Embora a nova Lei de Recuperação Judicial e Falências, de 2020, tenha entrado em vigor com aplicação imediata aos processos pendentes, foram mantidos os “atos processuais praticados e as situações jurídicas consolidadas” sob a vigência da norma anterior. As novas regras sobre supervisão judicial, portanto, não se aplicam aos planos de recuperação que foram aprovados e homologados antes de lei entrar em vigor.
Com base nessa interpretação, a 3ª Turma do Superior Tribunal de Justiça decidiu que o tempo de carência para início dos pagamentos da recuperação da rede Hotéis Othon não afeta o início do prazo de supervisão judicial.
Quando o plano foi aprovado e a recuperação judicial da rede hoteleira foi concedida, a nova lei ainda não havia entrado em vigor. O artigo 61 da lei original, de 2005, previa apenas que, a partir da decisão de concessão, o devedor permaneceria em recuperação até cumprir todas as obrigações previstas no plano que vencessem até dois anos depois.
Após a mudança na legislação, o mesmo artigo passou a prever que o juiz pode ordenar a manutenção do devedor em recuperação judicial até o cumprimento dessas mesmas obrigações, “independentemente do eventual período de carência”.
No plano aprovado e na decisão que concedeu a recuperação à Hotéis Othon, havia a previsão de um prazo de carência de quatro anos para o início do pagamento da maior parte dos débitos.
Após a nova lei entrar em vigor, o Tribunal de Justiça do Rio de Janeiro determinou que o prazo de supervisão judicial começasse “independentemente do prazo de carência”.
Em recurso ao STJ, a Companhia Estadual de Águas e Esgotos do Rio de Janeiro (Cedae), uma das credoras da rede hoteleira, alegou que a regra não se aplicava ao caso, já que a recuperação foi concedida antes de a nova lei entrar em vigor. O TJ-RJ, porém, decidiu aplicar o entendimento da nova norma.
O ministro Ricardo Villas Bôas Cueva, relator do caso, acatou os argumentos da Cedae. Ele lembrou que a nova Lei de Recuperação Judicial faz menção ao artigo 14 do Código de Processo Civil, segundo o qual “a norma processual não retroagirá e será aplicável imediatamente aos processos em curso, respeitados os atos processuais praticados e as situações jurídicas consolidadas sob a vigência da norma revogada”.
Recurso negado
Apesar de ter concordado com os argumentos da Cedae sobre a supervisão judicial, a 3ª Turma do STJ negou o recurso e manteve a decisão tomada pelo TJ-RJ. Isso porque a estatal pediu a nulidade do prazo de carência de quatro anos concedido à Hotéis Othon, e o relator considerou que esse prazo não pode ser alterado devido à teoria do isolamento dos atos processuais.

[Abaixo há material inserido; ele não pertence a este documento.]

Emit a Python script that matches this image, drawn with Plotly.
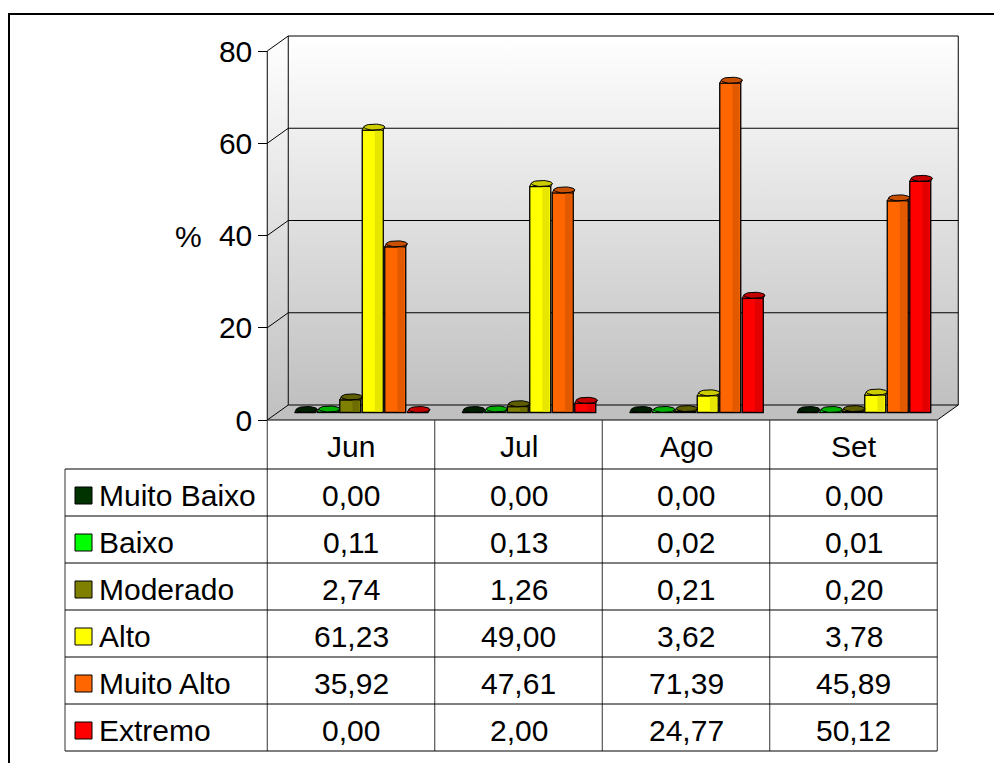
import numpy as np
import plotly.graph_objects as go

# ---- data -------------------------------------------------------------
months = ["Jun", "Jul", "Ago", "Set"]
series_names = ["Muito Baixo", "Baixo", "Moderado", "Alto", "Muito Alto", "Extremo"]
muito_baixo = [0.00, 0.00, 0.00, 0.00]
baixo = [0.11, 0.13, 0.02, 0.01]
moderado = [2.74, 1.26, 0.21, 0.20]
alto = [61.23, 49.00, 3.62, 3.78]
muito_alto = [35.92, 47.61, 71.39, 45.89]
extremo = [0.00, 2.00, 24.77, 50.12]
y_ticks = [0, 20, 40, 60, 80]
y_title = "%"

series_values = [muito_baixo, baixo, moderado, alto, muito_alto, extremo]

# ---- styling ----------------------------------------------------------
face_colors = ["#003300", "#00ee00", "#808000", "#ffff00", "#ff6600", "#ff0000"]
shade_colors = ["#002a00", "#00cc00", "#6e6e00", "#e6e600", "#e25a00", "#e20000"]
cap_colors = ["#001e00", "#00b000", "#5e5e00", "#cccc00", "#c85000", "#c40000"]
legend_colors = ["#003300", "#00ff00", "#808000", "#ffff00", "#ff6600", "#ff0000"]
FONT = "Liberation Sans, Arial, sans-serif"
FS = 30

W, H = 994, 763
PX_X = 167.5          # pixels per month column
PX_Y = 4.6125         # pixels per percent
DEPTH_X, DEPTH_Y = 21, 15   # 3-D depth offset (front -> back) in pixels
BAR_X0 = 361.5        # pixel x of first bar group (mid-depth plane)
FRONT_ZERO, BAR_ZERO, BACK_ZERO = 420, 412.5, 405   # pixel y of value 0 per plane

BARGAP, BARGROUPGAP = 0.194, 0.067

hx = DEPTH_X / 2 / PX_X
hy2 = DEPTH_Y / PX_Y          # front->back shift in value units
xf0, xf1 = -0.5 - hx, len(months) - 0.5 - hx   # front floor edges
xb0, xb1 = -0.5 + hx, len(months) - 0.5 + hx   # back wall edges
ymax = y_ticks[-1]


def yrange(zero_px):
    return [-(H - zero_px) / PX_Y, zero_px / PX_Y]


def px(x):
    return x / W


def py(y):
    return 1 - y / H


def x_to_px(x):
    return BAR_X0 + x * PX_X


fig = go.Figure()

wall_grad = dict(type="vertical", colorscale=[[0, "#c0c0c0"], [1, "#ffffff"]])

# side wall and back wall (back-plane axis "y")
fig.add_trace(go.Scatter(x=[xf0, xf0, xb0, xb0], y=[-hy2, ymax - hy2, ymax, 0],
                         fill="toself", fillgradient=wall_grad, mode="none",
                         hoverinfo="skip", showlegend=False))
fig.add_trace(go.Scatter(x=[xb0, xb1, xb1, xb0], y=[0, 0, ymax, ymax],
                         fill="toself", fillgradient=wall_grad, mode="none",
                         hoverinfo="skip", showlegend=False))
# floor
fig.add_trace(go.Scatter(x=[xf0, xb0, xb1, xf1, xf0], y=[-hy2, 0, 0, -hy2, -hy2],
                         fill="toself", fillcolor="#c0c0c0", mode="lines",
                         line=dict(color="black", width=1),
                         hoverinfo="skip", showlegend=False))
# grid lines across side wall and back wall, plus wall edges
gx, gy = [], []
for t in y_ticks[1:]:
    gx += [xf0, xb0, xb1, None]
    gy += [t - hy2, t, t, None]
gx += [xb0, xb0, None, xb1, xb1]
gy += [0, ymax, None, 0, ymax]
fig.add_trace(go.Scatter(x=gx, y=gy, mode="lines", line=dict(color="black", width=1),
                         hoverinfo="skip", showlegend=False))

# front axis line (front-plane axis "y3")
fig.add_trace(go.Scatter(x=[xf0, xf0], y=[0, ymax], mode="lines", yaxis="y3",
                         line=dict(color="black", width=1),
                         hoverinfo="skip", showlegend=False))

# bars (mid-depth axis "y2")
xs = list(range(len(months)))
for k, name in enumerate(series_names):
    fig.add_trace(go.Bar(x=xs, y=series_values[k], name=name, yaxis="y2",
                         marker=dict(color=face_colors[k],
                                     line=dict(color="black", width=1.3)),
                         showlegend=False))

# shading, top extensions and caps for the cylinder look
slot = (1 - BARGAP) / len(series_names)
bw = slot * (1 - BARGROUPGAP)
ins_x, ins_y = 1.5 / PX_X, 1.0 / PX_Y
cx, cy = 1.5 / PX_X, 3.0 / PX_Y
eb = 3.0 / PX_Y
tt = np.linspace(0, 2 * np.pi, 33)
for k in range(len(series_names)):
    sx, sy, ex, ey, kx, ky = [], [], [], [], [], []
    for i, v in enumerate(series_values[k]):
        xc = i + (k - (len(series_names) - 1) / 2) * slot
        L, R = xc - bw / 2, xc + bw / 2
        if v * PX_Y > 3:
            sx += [xc + 0.1 * bw, R - ins_x, R - ins_x, xc + 0.1 * bw, xc + 0.1 * bw, None]
            sy += [ins_y, ins_y, v, v, ins_y, None]
        ex += [L, R, R + cx, L + cx, L, None]
        ey += [v, v, v + cy, v + cy, v, None]
        kx += list(xc + cx + (bw / 2) * np.cos(tt)) + [None]
        ky += list(v + cy + eb * np.sin(tt)) + [None]
    if sx:
        fig.add_trace(go.Scatter(x=sx, y=sy, yaxis="y2", fill="toself",
                                 fillcolor=shade_colors[k], mode="none",
                                 hoverinfo="skip", showlegend=False))
    fig.add_trace(go.Scatter(x=ex, y=ey, yaxis="y2", fill="toself",
                             fillcolor=face_colors[k], mode="lines",
                             line=dict(color="black", width=1),
                             hoverinfo="skip", showlegend=False))
    fig.add_trace(go.Scatter(x=kx, y=ky, yaxis="y2", fill="toself",
                             fillcolor=cap_colors[k], mode="lines",
                             line=dict(color="black", width=1),
                             hoverinfo="skip", showlegend=False))

# ---- data table below the chart --------------------------------------
shapes = []
annotations = []
line_col = "#333333"
col_left = [x_to_px(xf0 + c) for c in range(len(months) + 1)]
TABLE_L = 65
HEAD_TOP, HEAD_BOT = FRONT_ZERO, 469
ROW_H = 47
row_lines = [HEAD_BOT + r * ROW_H for r in range(len(series_names) + 1)]

for xl in col_left:
    shapes.append(dict(type="line", xref="paper", yref="paper",
                       x0=px(xl), x1=px(xl), y0=py(HEAD_TOP), y1=py(row_lines[-1]),
                       line=dict(color=line_col, width=1)))
shapes.append(dict(type="line", xref="paper", yref="paper",
                   x0=px(TABLE_L), x1=px(TABLE_L), y0=py(HEAD_BOT), y1=py(row_lines[-1]),
                   line=dict(color=line_col, width=1)))
for yl in row_lines:
    shapes.append(dict(type="line", xref="paper", yref="paper",
                       x0=px(TABLE_L), x1=px(col_left[-1]), y0=py(yl), y1=py(yl),
                       line=dict(color="black", width=1)))

for c, m in enumerate(months):
    annotations.append(dict(xref="paper", yref="paper",
                            x=px((col_left[c] + col_left[c + 1]) / 2),
                            y=py((HEAD_TOP + HEAD_BOT) / 2 + 2),
                            text=m, showarrow=False, xanchor="center", yanchor="middle",
                            font=dict(family=FONT, size=FS, color="black")))

for r, name in enumerate(series_names):
    yc = (row_lines[r] + row_lines[r + 1]) / 2 + 3
    shapes.append(dict(type="rect", xref="paper", yref="paper",
                       x0=px(75), x1=px(92), y0=py(yc - 8.5), y1=py(yc + 8.5),
                       fillcolor=legend_colors[r], line=dict(color="black", width=1)))
    annotations.append(dict(xref="paper", yref="paper", x=px(97), y=py(yc),
                            text=name, showarrow=False, xanchor="left", yanchor="middle",
                            font=dict(family=FONT, size=FS, color="black")))
    for c in range(len(months)):
        txt = f"{series_values[r][c]:.2f}".replace(".", ",")
        annotations.append(dict(xref="paper", yref="paper",
                                x=px((col_left[c] + col_left[c + 1]) / 2), y=py(yc),
                                text=txt, showarrow=False, xanchor="center", yanchor="middle",
                                font=dict(family=FONT, size=FS, color="black")))

annotations.append(dict(xref="paper", yref="paper", x=px(188), y=py(236),
                        text=y_title, showarrow=False, xanchor="center", yanchor="middle",
                        font=dict(family=FONT, size=FS, color="black")))

# outer frame
shapes.append(dict(type="rect", xref="paper", yref="paper",
                   x0=px(9), x1=1.02, y0=py(14), y1=-0.02,
                   line=dict(color="black", width=2)))

fig.update_layout(
    width=W, height=H,
    margin=dict(l=0, r=0, t=0, b=0),
    paper_bgcolor="white", plot_bgcolor="white",
    barmode="group", bargap=BARGAP, bargroupgap=BARGROUPGAP,
    showlegend=False,
    xaxis=dict(range=[-BAR_X0 / PX_X, (W - BAR_X0) / PX_X], visible=False),
    yaxis=dict(range=yrange(BACK_ZERO), visible=False),
    yaxis2=dict(range=yrange(BAR_ZERO), overlaying="y", visible=False),
    yaxis3=dict(range=yrange(FRONT_ZERO), overlaying="y", anchor="free",
                position=px(x_to_px(xf0)), side="left",
                tickvals=y_ticks, ticks="outside", ticklen=9, tickwidth=1,
                tickcolor="black", showgrid=False, zeroline=False, showline=False,
                tickfont=dict(family=FONT, size=FS, color="black")),
    shapes=shapes,
    annotations=annotations,
    font=dict(family=FONT),
)

fig.write_html("out.html")
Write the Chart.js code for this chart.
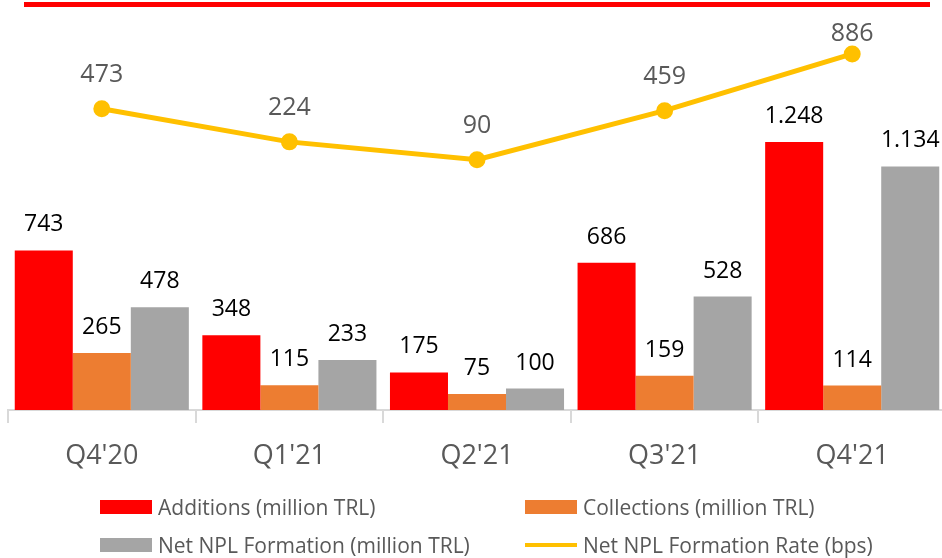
<!DOCTYPE html>
<html>
<head>
<meta charset="utf-8">
<script src="https://cdn.jsdelivr.net/npm/chart.js@4"></script>
<style>
  html, body { margin: 0; padding: 0; background: #fff; overflow: hidden; }
  #wrap { position: relative; width: 942px; height: 558px; overflow: hidden; }
  #topline { position: absolute; left: 24px; top: 2px; width: 906px; height: 5px; background: #ff0000; }
  #chart { position: absolute; left: -3px; top: 0; }
  #legend { position: absolute; left: 100px; top: 488px; display: grid; grid-template-columns: 425px auto; grid-auto-rows: 38px;
    font-family: "Open Sans", sans-serif; font-size: 21px; color: #595959; }
  .item { display: flex; align-items: center; }
  .swatch { width: 52px; margin-right: 6px; }
</style>
</head>
<body>
<div id="wrap">
  <canvas id="chart" width="960" height="558" style="width:960px;height:558px"></canvas>
  <div id="topline"></div>
  <div id="legend"></div>
</div>
<script>
const quarters = ["Q4'20", "Q1'21", "Q2'21", "Q3'21", "Q4'21"]
const additions = [743, 348, 175, 686, 1248]
const collections = [265, 115, 75, 159, 114]
const netNpl = [478, 233, 100, 528, 1134]
const nplRate = [473, 224, 90, 459, 886]

const fmt = v => String(v).replace(/\B(?=(\d{3})+(?!\d))/g, '.')

const valueLabels = {
  id: 'valueLabels',
  afterDatasetsDraw (chart) {
    const ctx = chart.ctx
    ctx.save()
    ctx.textAlign = 'center'
    ctx.textBaseline = 'alphabetic'
    chart.data.datasets.forEach((ds, i) => {
      const meta = chart.getDatasetMeta(i)
      meta.data.forEach((el, j) => {
        if (ds.type === 'line') {
          ctx.font = '25px "Open Sans"'
          ctx.fillStyle = '#595959'
          // keep the label below the top rule
          ctx.fillText(fmt(ds.data[j]), el.x, Math.max(el.y - 27, 41))
        } else {
          ctx.font = '23px "Open Sans"'
          ctx.fillStyle = '#000'
          ctx.fillText(fmt(ds.data[j]), el.x, el.y - 19)
        }
      })
    })
    ctx.restore()
  }
}

const chart = new Chart(document.getElementById('chart'), {
  data: {
    labels: quarters,
    datasets: [
      {
        type: 'line',
        label: 'Net NPL Formation Rate (bps)',
        data: nplRate,
        yAxisID: 'y2',
        borderColor: '#ffc000',
        backgroundColor: '#ffc000',
        borderWidth: 5,
        pointRadius: 6,
        pointHoverRadius: 6,
        order: 0
      },
      {
        type: 'bar',
        label: 'Additions (million TRL)',
        data: additions,
        backgroundColor: '#ff0000',
        order: 1
      },
      {
        type: 'bar',
        label: 'Collections (million TRL)',
        data: collections,
        backgroundColor: '#ed7d31',
        order: 1
      },
      {
        type: 'bar',
        label: 'Net NPL Formation (million TRL)',
        data: netNpl,
        backgroundColor: '#a5a5a5',
        order: 1
      }
    ]
  },
  options: {
    responsive: false,
    animation: false,
    datasets: { bar: { categoryPercentage: 0.928, barPercentage: 1 } },
    layout: { padding: { left: 5, right: 11, top: 10, bottom: 88 } },
    plugins: { legend: { display: false }, tooltip: { enabled: false } },
    scales: {
      x: {
        offset: true,
        grid: { offset: true, drawOnChartArea: false, tickLength: 13, color: '#d9d9d9', lineWidth: 2 },
        border: { color: '#d9d9d9', width: 2 },
        ticks: { color: '#595959', font: { family: 'Open Sans', size: 27 }, padding: 17 },
        afterFit: s => { s.height = 60 }
      },
      y: { display: false, min: 0, max: 1858 },
      y2: { display: false, min: -1794, max: 1209 }
    }
  },
  plugins: [valueLabels]
})

// legend: two columns, bars first then the rate line
const order = [1, 2, 3, 0]
const legend = document.getElementById('legend')
order.forEach(i => {
  const ds = chart.data.datasets[i]
  const item = document.createElement('div')
  item.className = 'item'
  const sw = document.createElement('span')
  sw.className = 'swatch'
  sw.style.height = ds.type === 'line' ? '4px' : '14px'
  sw.style.background = ds.backgroundColor
  item.appendChild(sw)
  item.appendChild(document.createTextNode(ds.label))
  legend.appendChild(item)
})
</script>
</body>
</html>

Ele ressaltou que o TJ-RJ não poderia decidir sobre o início do prazo de supervisão judicial ou do prazo máximo de carência previsto no plano de recuperação, pois são temas reservados à deliberação dos credores.
“Assim, ainda que não se possa aplicar a nova redação do art. 61 da Lei nº 11.101/2005 ao caso, observado o disposto no art. 14 do Código de Processo Civil e a teoria do isolamento dos atos processuais, a hipótese é de manutenção do resultado do julgado, que reflete a vontade dos credores ao aprovarem os termos do plano de recuperação judicial, com a previsão de carência de 48 (quarenta e oito) meses para início dos pagamentos, sem nenhuma ressalva quanto à prorrogação do termo inicial do prazo de supervisão judicial”, escreveu o relator.